Deuxièmement, c'est drôle parce que les personnages ont des têtes pas possibles (je sais, c'est mal de se moquer du physique, mais quand même). Reprenant là encore le concept de Tif et Tondu (deux personnages aux physiques très marqués), chaque nouveau personnage du récit (enfin, presque) (surtout les personnages masculins en fait) se paye des têtes, des looks, des genres bizarres. Parfois, c'est drôle. Parfois ça pose un personnage en une seule case et, personnage après personnage, ça constitue une vraie faune bigarrée de marginaux qui construit, en creux, un monde dont on a l'impression de n'apercevoir que la surface.


On est (dans ce deuxième cas) dans un aspect purement graphique qui induit un effet scénaristique (le dessin donne à voir un personnage fort, marquant, uniquement par son look, et l'accumulation de ces personnages fait monde).

Troisièmement, c'est drôle parce que c'est rapide.

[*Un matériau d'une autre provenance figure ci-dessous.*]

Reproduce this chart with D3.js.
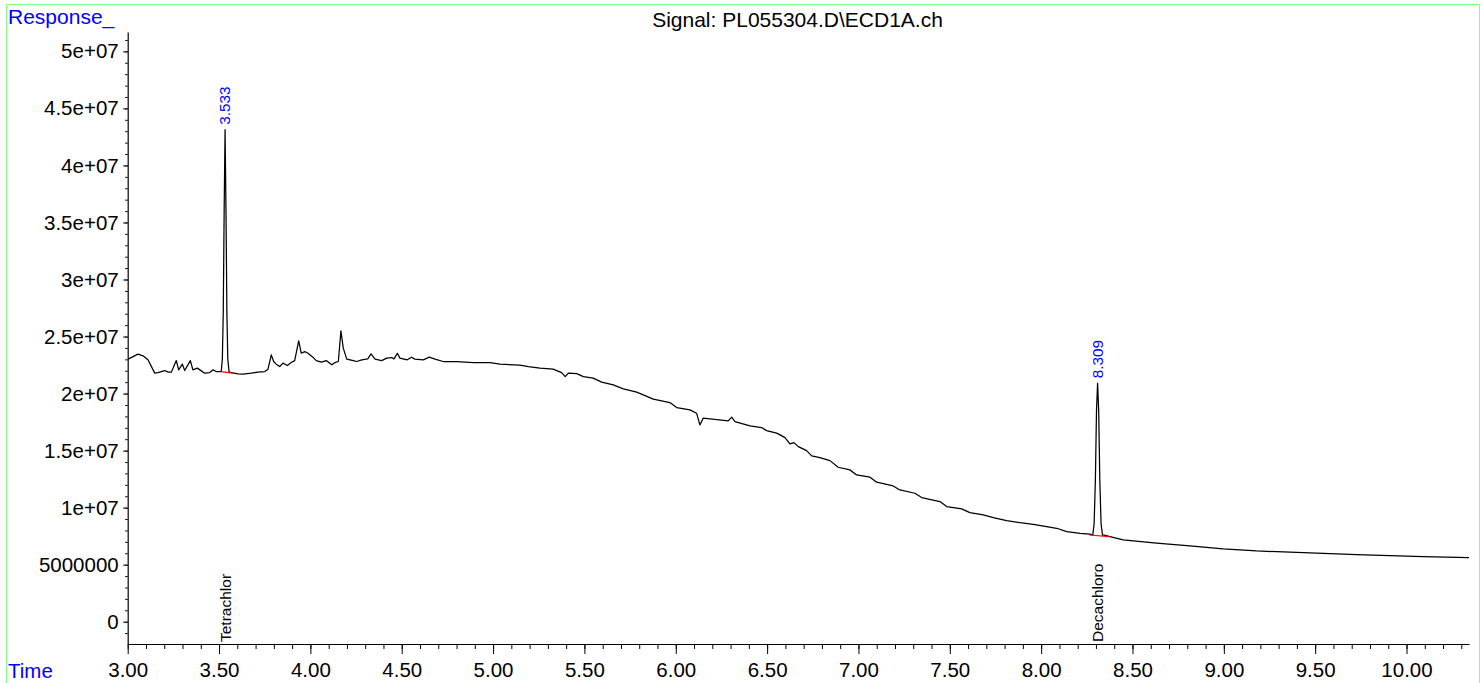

Pour compenser l'idée de notre cerveau qui analyse mieux les idées tristes et traite avec dédain les idées drôles, une des techniques est de saturer le cerveau. Il traite rapidement une idée drôle et passe à autre chose ? Oui, mais est-ce qu'il va traiter aussi rapidement deux idées drôles ? Et dix ? Déborder par la marée, le cerveau disjoncte, tchoïng, rire, amusement (j'ai l'impression d'être De Greff devant le CSA).

Des têtes bizarres, des dialogues rigolos, de l'action, le tout en 5 cases.
Ça pulse.

Quatrièmement, ce n'est pas que drôle.

Emporté par le rythme (des blagues et du récit), les auteurs peuvent se permettre de petites pauses, toujours bien dosées, jamais trop longues, dans lesquelles on fait une belle image. Une belle image marquante, pour valoriser un personnage, ajouter de l'étrangeté à une situation, faire un petit gag slapstick (des messieurs qui tombent les fesses par terre) de bon aloi, un passage un peu plus bizarre pour rompre le rythme, ou des vrais moments d'actions super bien chorégraphiés.


Une belle image jamais gratuite mais qui ajoute toujours à la situation de départ et, surtout, permet de gérer le rythme, de le faire un peu sortir des rails, de le rendre inattendu, de surprendre ce fameux cerveau de gros blasé en lui faisant dire "ah oui ! quand même ! faut que je suive !". L'aspect artistique / plastique / graphique pur est ici au service du récit, du rythme, de l'humour.

Des têtes bizarres, des dialogues rigolos, de l'action, de belles images, le tout en 5 cases.
Ça méga-pulse.

POUR RÉSUMER

L'humour n'est jamais gratuit (il sert à construire et rendre plus crédible la relation entre les personnages, construire et étendre l'univers dans lequel évoluent ces personnages, soutenir le rythme du récit). Et le non-humour n'est jamais gratuit non plus (il est là en contrepoint, pour maximiser les effets des gags et de la narration, casser le rythme et maintenir l'attention du lecteur ; il est là, finalement, pour mettre en valeur l'histoire).


L'humour pour valoriser l'histoire. Le graphisme pour valoriser l'humour. L'histoire pour valoriser le graphisme. Et inversement. Et vice et versa. Le tout dans une telle vitesse que cela donne l'impression d'un récit jamais pesant, ne se prenant jamais au sérieux, uniquement réalisé pour se faire plaisir.